Summary:

By Mark Sweney: AOL (NYSE: AOL) has moved to shut down many of its European offices after failing to reach a target of cutting one third of…

Aol Goldfish

By Mark Sweney: AOL (NYSE: AOL) has moved to shut down many of its European offices after failing to reach a target of cutting one third of its worldwide workforce through voluntary redundancy.

The UK operation would see a “significant reduction” in staff numbers, the company said. It announced plans in November to cut 2,500 jobs across the world, with the aim of saving $300 million a year, and about 1,100 employees have taken voluntary redundancy. More than 1,000 further job cuts are therefore expected across the US and Europe.

We will be significantly reducing our UK staff, but will continue to have a robust advertising operation as well as a consumer offering,” an AOL spokesman said in a statement.

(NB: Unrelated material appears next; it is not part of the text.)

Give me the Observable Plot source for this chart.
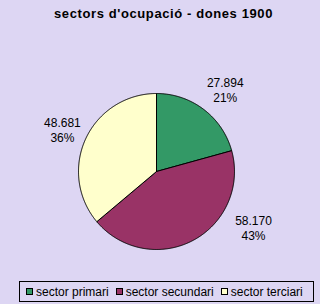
<!DOCTYPE html>
<html><head><meta charset="utf-8">
<script src="https://cdn.jsdelivr.net/npm/d3@7"></script>
<script src="https://cdn.jsdelivr.net/npm/@observablehq/plot@0.6"></script>
<style>
body{margin:0;}
#wrap{position:relative;width:320px;height:304px;background:#DDD6F3;font-family:"Liberation Sans",Arial,sans-serif;overflow:hidden;}
#title{position:absolute;left:0;top:6px;width:320px;padding-left:7px;box-sizing:border-box;text-align:center;font-weight:bold;font-size:13px;letter-spacing:0.6px;color:#000;}
#chart{position:absolute;left:0;top:30px;}
#legend{position:absolute;left:19px;top:281px;width:295px;height:21px;border:1px solid #000;box-sizing:border-box;display:flex;align-items:center;padding-left:6px;font-size:12px;color:#000;}
.item{display:flex;align-items:center;margin-right:7px;}
.sw{width:7px;height:7px;border:1px solid #000;box-sizing:border-box;margin-right:3px;}
</style></head>
<body><div id="wrap"><div id="title"></div><div id="chart"></div><div id="legend"></div></div>
<script>
const title = "sectors d'ocupació - dones 1900";
const sectors = ["sector primari", "sector secundari", "sector terciari"];
const values = [27894, 58170, 48681];
const colors = ["#339966", "#993366", "#FFFFCC"];
// layout (label placement outside the pie)
const labelAngle = [40, 120, 294];
const labelRadius = [107, 112, 103];
const R = 78;

document.getElementById("title").textContent = title;
const total = d3.sum(values);
const fmt = d3.formatLocale({decimal: ",", thousands: ".", grouping: [3], currency: ["", ""]}).format(",d");
const pie = d3.pie().sort(null).value(d => d)(values);
const pts = [];
pie.forEach((a, i) => {
  const s = sectors[i];
  pts.push({sector: s, x: 0, y: 0});
  const n = Math.max(2, Math.ceil((a.endAngle - a.startAngle) / (Math.PI / 360)));
  for (let k = 0; k <= n; k++) {
    const t = a.startAngle + (a.endAngle - a.startAngle) * k / n;
    pts.push({sector: s, x: R * Math.sin(t), y: R * Math.cos(t)});
  }
  pts.push({sector: s, x: 0, y: 0});
});
const labels = values.map((v, i) => {
  const t = labelAngle[i] * Math.PI / 180;
  return {x: labelRadius[i] * Math.sin(t), y: labelRadius[i] * Math.cos(t),
          text: fmt(v) + "\n" + Math.round(v / total * 100) + "%"};
});
const plot = Plot.plot({
  width: 320, height: 245, margin: 0,
  style: {background: "transparent", fontFamily: "'Liberation Sans', Arial, sans-serif"},
  x: {domain: [-156, 164], axis: null},
  y: {domain: [-104, 141], axis: null},
  color: {domain: sectors, range: colors},
  marks: [
    Plot.line(pts, {x: "x", y: "y", z: "sector", fill: "sector", stroke: "#000", strokeWidth: 1, curve: "linear"}),
    Plot.text(labels, {x: "x", y: "y", text: "text", fontSize: 12, lineHeight: 1.25, fill: "#000"})
  ]
});
document.getElementById("chart").appendChild(plot);
const lg = document.getElementById("legend");
sectors.forEach((s, i) => {
  const it = document.createElement("div"); it.className = "item";
  const sw = document.createElement("div"); sw.className = "sw"; sw.style.background = colors[i];
  const tx = document.createElement("span"); tx.textContent = s;
  it.appendChild(sw); it.appendChild(tx); lg.appendChild(it);
});
</script></body></html>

Ireland will remain a core technology development centre for the company. Both the UK and Ireland were part of the voluntary separation programme we ran late last year. Regarding Bebo, it continues to be part of AOL Ventures.”

AOL UK would not give a total employee count or the number it expects to cut.

The company said that meetings were held across its European operation yesterday about cutbacks and the closure of “many” offices, starting with those in Spain and Sweden. Four German offices will close, in Hamburg, Dusseldorf, Frankfurt and Munich. In France the company has considered a number of options and intends to consult on closing its Paris office.

The AOL spokesman stressed that successful operations, such as the advertising business AdTech, would continue to have offices in Europe.

In the USA the company said that it will ” begin notifying a limited number of individuals impacted by the involuntary layoff… with the majority of notifications taking place in the USA on January 13.

“For many of the employees impacted in the USA Wednesday will be their last day in the office,” the company said.

AOL also said that it was closing its Seattle office, home of some of its mobile operations, with the mobile division to be centralised in California.

AOl has said that the restructuring programme will see it take a $200 million charge this year.

“We have looked at every aspect of this business,” said a spokesman for AOL. “We evaluated our competitive position and product portfolio in every market, and we asked the hard questions about areas that were no longer core to the strategy and our profit profiles in the businesses and countries where we operate.”

The company had approximately 6,900 employees before the restructuring, of whom about 4,500 were in the US. AOL was spun off from its former parent group, Time Warner (NYSE: TWX), in December.